Set problem
Report all lines from the entries below in which "page" appears.

[Begin Raw data]

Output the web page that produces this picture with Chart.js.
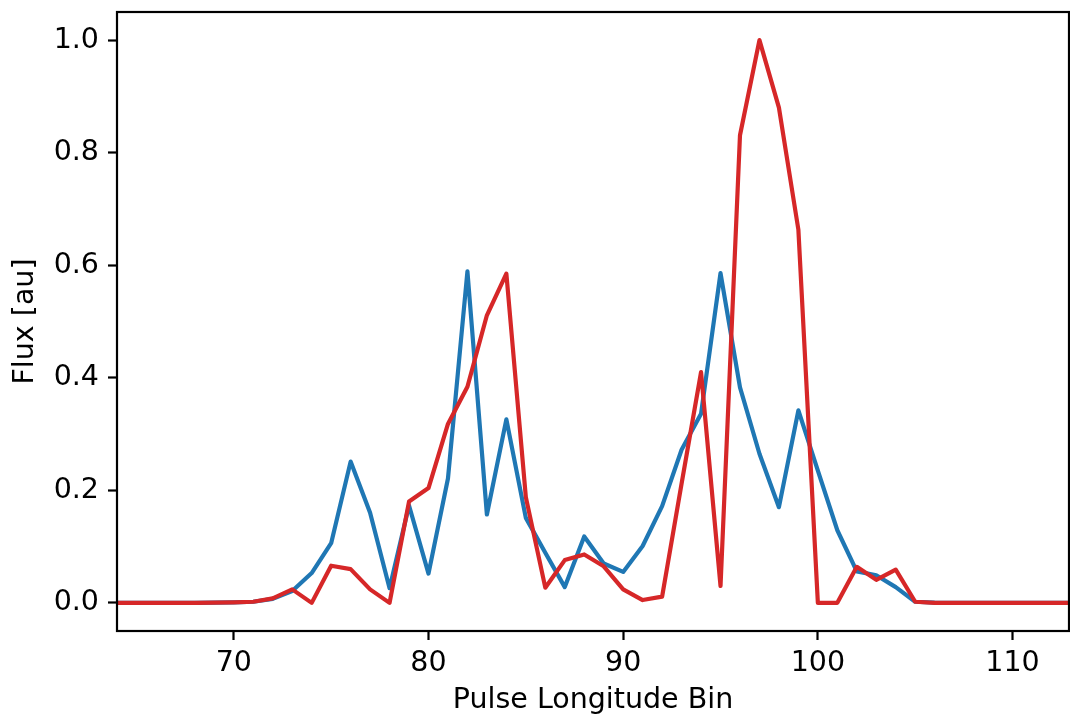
<!DOCTYPE html>
<html>
<head>
<meta charset="utf-8">
<script src="https://cdn.jsdelivr.net/npm/chart.js@4.4.1/dist/chart.umd.min.js"></script>
<style>
  html, body { margin: 0; padding: 0; background: #fff; }
  #wrap { width: 1070px; height: 718px; }
</style>
</head>
<body>
<div id="wrap"><canvas id="c" width="1070" height="718"></canvas></div>
<script>
const bins = [64,65,66,67,68,69,70,71,72,73,74,75,76,77,78,79,80,81,82,83,84,85,86,87,88,89,90,91,92,93,94,95,96,97,98,99,100,101,102,103,104,105,106,107,108,109,110,111,112,113];
const blueFlux = [0,0,0,0,0,0.0003,0.0008,0.002,0.007,0.021,0.053,0.106,0.251,0.160,0.026,0.173,0.052,0.221,0.589,0.157,0.326,0.151,0.089,0.028,0.118,0.070,0.055,0.101,0.172,0.272,0.336,0.586,0.383,0.265,0.170,0.342,0.235,0.129,0.056,0.049,0.028,0.002,0.0005,0,0,0,0,0,0,0];
const redFlux = [0,0,0,0,0,0.0003,0.0008,0.002,0.008,0.024,0.0,0.066,0.060,0.024,0.0,0.180,0.204,0.318,0.384,0.511,0.585,0.188,0.027,0.076,0.086,0.065,0.024,0.005,0.011,0.212,0.410,0.030,0.831,1.0,0.880,0.663,0,0,0.064,0.041,0.059,0.002,0,0,0,0,0,0,0,0];
const xTicks = [70,80,90,100,110];
const yTicks = [0.0,0.2,0.4,0.6,0.8,1.0];

const FONT = "'DejaVu Sans', sans-serif";
const FS = 28.5;

const framePlugin = {
  id: 'frame',
  afterDraw(chart) {
    const a = chart.chartArea, ctx = chart.ctx;
    ctx.save();
    ctx.strokeStyle = '#000';
    ctx.lineWidth = 2.2;
    ctx.strokeRect(a.left, a.top, a.right - a.left, a.bottom - a.top);
    ctx.restore();
  }
};

new Chart(document.getElementById('c'), {
  type: 'line',
  data: {
    datasets: [
      { data: bins.map((b,i)=>({x:b, y:blueFlux[i]})), borderColor: '#1f77b4', borderWidth: 4.2, pointRadius: 0, borderJoinStyle: 'round', tension: 0, order: 1 },
      { data: bins.map((b,i)=>({x:b, y:redFlux[i]})), borderColor: '#d62728', borderWidth: 4.2, pointRadius: 0, borderJoinStyle: 'round', tension: 0, order: 0 }
    ]
  },
  options: {
    responsive: false,
    animation: false,
    devicePixelRatio: 1,
    layout: { padding: { top: 12, right: 1, left: 0, bottom: 0 } },
    plugins: { legend: { display: false }, tooltip: { enabled: false } },
    scales: {
      x: {
        type: 'linear', min: 64, max: 112.9,
        afterBuildTicks: s => { s.ticks = xTicks.map(v => ({value: v})); },
        afterFit: s => { s.height = 87; s.paddingLeft = 0; s.paddingRight = 0; },
        grid: { drawOnChartArea: false, drawTicks: true, tickLength: 9, tickColor: '#000', tickWidth: 2.2 },
        border: { display: false },
        ticks: { color: '#000', font: { family: FONT, size: FS }, padding: 6, maxRotation: 0, callback: v => String(v) },
        title: { display: true, text: 'Pulse Longitude Bin', color: '#000', font: { family: FONT, size: FS }, padding: { top: 0, bottom: 0 } }
      },
      y: {
        type: 'linear', min: -0.05, max: 1.05,
        afterBuildTicks: s => { s.ticks = yTicks.map(v => ({value: v})); },
        afterFit: s => { s.width = 117; s.paddingTop = 0; s.paddingBottom = 0; },
        grid: { drawOnChartArea: false, drawTicks: true, tickLength: 9, tickColor: '#000', tickWidth: 2.2 },
        border: { display: false },
        ticks: { color: '#000', font: { family: FONT, size: FS }, padding: 9, callback: v => Number(v).toFixed(1) },
        title: { display: true, text: 'Flux [au]', color: '#000', font: { family: FONT, size: FS }, padding: { top: 8, bottom: 0 } }
      }
    }
  },
  plugins: [framePlugin]
});
</script>
</body>
</html>
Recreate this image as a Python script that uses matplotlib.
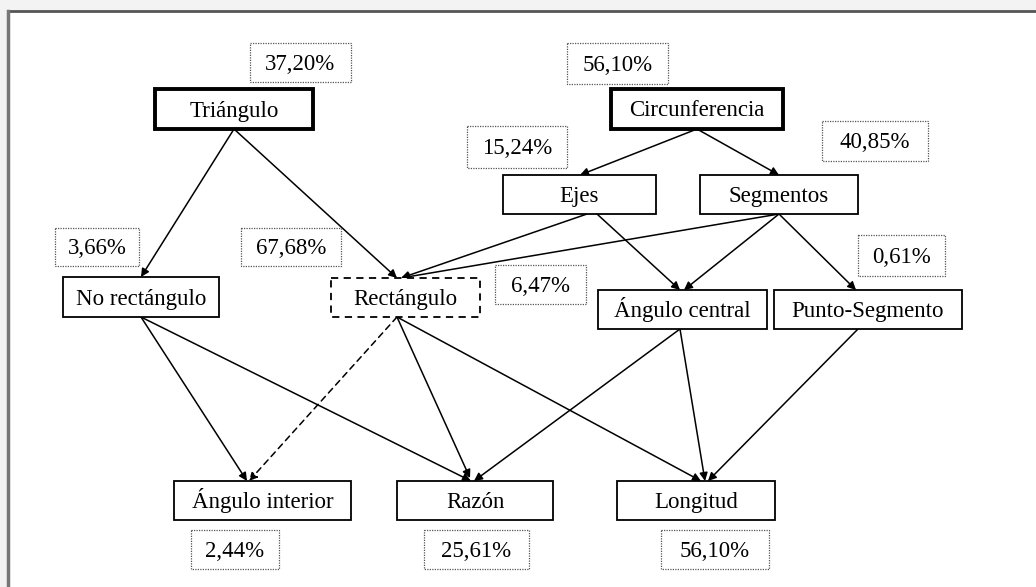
import matplotlib
matplotlib.use("Agg")
import matplotlib.pyplot as plt
from matplotlib.patches import Rectangle, FancyArrowPatch

# ---- data ----
node_names = ["Triángulo", "Circunferencia", "Ejes", "Segmentos",
              "No rectángulo", "Rectángulo", "Ángulo central", "Punto-Segmento",
              "Ángulo interior", "Razón", "Longitud"]
pct_labels = ["37,20%", "56,10%", "15,24%", "40,85%", "3,66%", "67,68%",
              "6,47%", "0,61%", "2,44%", "25,61%", "56,10%"]
edges = [("Triángulo", "No rectángulo"), ("Triángulo", "Rectángulo"),
         ("Circunferencia", "Ejes"), ("Circunferencia", "Segmentos"),
         ("Ejes", "Rectángulo"), ("Ejes", "Ángulo central"),
         ("Segmentos", "Rectángulo"), ("Segmentos", "Ángulo central"),
         ("Segmentos", "Punto-Segmento"),
         ("No rectángulo", "Ángulo interior"), ("No rectángulo", "Razón"),
         ("Rectángulo", "Ángulo interior"), ("Rectángulo", "Razón"),
         ("Rectángulo", "Longitud"),
         ("Ángulo central", "Razón"), ("Ángulo central", "Longitud"),
         ("Punto-Segmento", "Longitud")]
dashed_edges = [("Rectángulo", "Ángulo interior")]

# ---- layout (pixel coordinates: x0, x1, y0, y1) ----
node_boxes = {
    "Triángulo": (155, 313, 89, 129),
    "Circunferencia": (611, 783, 89, 129),
    "Ejes": (503, 656, 175, 214),
    "Segmentos": (700, 858, 175, 214),
    "No rectángulo": (63, 219, 277, 317),
    "Rectángulo": (331, 480, 278, 317),
    "Ángulo central": (598, 767, 290, 329),
    "Punto-Segmento": (774, 962, 290, 329),
    "Ángulo interior": (174, 351, 481, 520),
    "Razón": (397, 553, 481, 520),
    "Longitud": (617, 775, 481, 520),
}
thick_nodes = ["Triángulo", "Circunferencia"]
dashed_nodes = ["Rectángulo"]
pct_boxes = [(250, 351, 43, 82), (567, 668, 43, 84), (467, 567, 126, 168),
             (822, 928, 121, 161), (55, 139, 228, 266), (241, 341, 228, 266),
             (495, 586, 265, 304), (858, 945, 235, 276), (191, 279, 530, 569),
             (424, 529, 530, 569), (661, 769, 530, 569)]
# edge endpoints (start on source bottom, end on target top)
edge_pts = {
    ("Triángulo", "No rectángulo"): ((234, 129), (141, 277)),
    ("Triángulo", "Rectángulo"): ((234, 129), (397, 278)),
    ("Circunferencia", "Ejes"): ((697, 129), (580, 175)),
    ("Circunferencia", "Segmentos"): ((697, 129), (779, 175)),
    ("Ejes", "Rectángulo"): ((587, 214), (401, 278)),
    ("Ejes", "Ángulo central"): ((597, 214), (680, 290)),
    ("Segmentos", "Rectángulo"): ((779, 214), (401, 278)),
    ("Segmentos", "Ángulo central"): ((779, 214), (684, 290)),
    ("Segmentos", "Punto-Segmento"): ((779, 214), (856, 290)),
    ("No rectángulo", "Ángulo interior"): ((141, 317), (247, 481)),
    ("No rectángulo", "Razón"): ((141, 317), (471, 481)),
    ("Rectángulo", "Ángulo interior"): ((397, 317), (249, 481)),
    ("Rectángulo", "Razón"): ((397, 317), (470, 478)),
    ("Rectángulo", "Longitud"): ((397, 317), (701, 481)),
    ("Ángulo central", "Razón"): ((680, 329), (474, 481)),
    ("Ángulo central", "Longitud"): ((680, 329), (705, 481)),
    ("Punto-Segmento", "Longitud"): ((858, 329), (708, 481)),
}

W, H = 1036, 587
fig = plt.figure(figsize=(W / 100, H / 100), dpi=100)
ax = fig.add_axes([0, 0, 1, 1])
ax.set_xlim(0, W)
ax.set_ylim(H, 0)
ax.axis("off")

font = dict(family=["Liberation Serif", "DejaVu Serif"], fontsize=16.5, color="black")
BASE_OFF = 7.5  # baseline offset below box centre, px

# page background and frame
ax.add_patch(Rectangle((0, 0), W, H, facecolor="#f3f3f3", edgecolor="none", zorder=0))
ax.add_patch(Rectangle((8, 11), W, H, facecolor="white", edgecolor="none", zorder=0))
ax.plot([8, W], [11, 11], color="#555555", lw=2, zorder=1)
ax.plot([8, 8], [11, H], color="#777777", lw=2.5, zorder=1)

# edges
for e in edges:
    (x0, y0), (x1, y1) = edge_pts[e]
    ls = (0, (4, 3)) if e in dashed_edges else "-"
    arr = FancyArrowPatch((x0, y0), (x1, y1), arrowstyle="-|>", mutation_scale=12,
                          color="black", lw=1.1, linestyle=ls, shrinkA=0, shrinkB=0,
                          zorder=2)
    ax.add_patch(arr)

# nodes
for name in node_names:
    x0, x1, y0, y1 = node_boxes[name]
    lw = 2.8 if name in thick_nodes else 1.3
    ls = (0, (4, 3)) if name in dashed_nodes else "-"
    ax.add_patch(Rectangle((x0, y0), x1 - x0, y1 - y0, facecolor="white",
                           edgecolor="black", lw=lw, linestyle=ls, zorder=3))
    ax.text((x0 + x1) / 2, (y0 + y1) / 2 + BASE_OFF, name, ha="center", va="baseline",
            zorder=4, **font)

# percentage labels
for lab, (x0, x1, y0, y1) in zip(pct_labels, pct_boxes):
    ax.add_patch(Rectangle((x0, y0), x1 - x0, y1 - y0, facecolor="white",
                           edgecolor="#555555", lw=0.9, linestyle=(0, (1, 1)), zorder=3))
    ax.text((x0 + x1) / 2, (y0 + y1) / 2 + BASE_OFF, lab, ha="center", va="baseline",
            zorder=4, **font)

fig.savefig("out.png", dpi=100)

[End Raw data]

Full solution
Output the web page that produces this picture with Chart.js.
# page background and frame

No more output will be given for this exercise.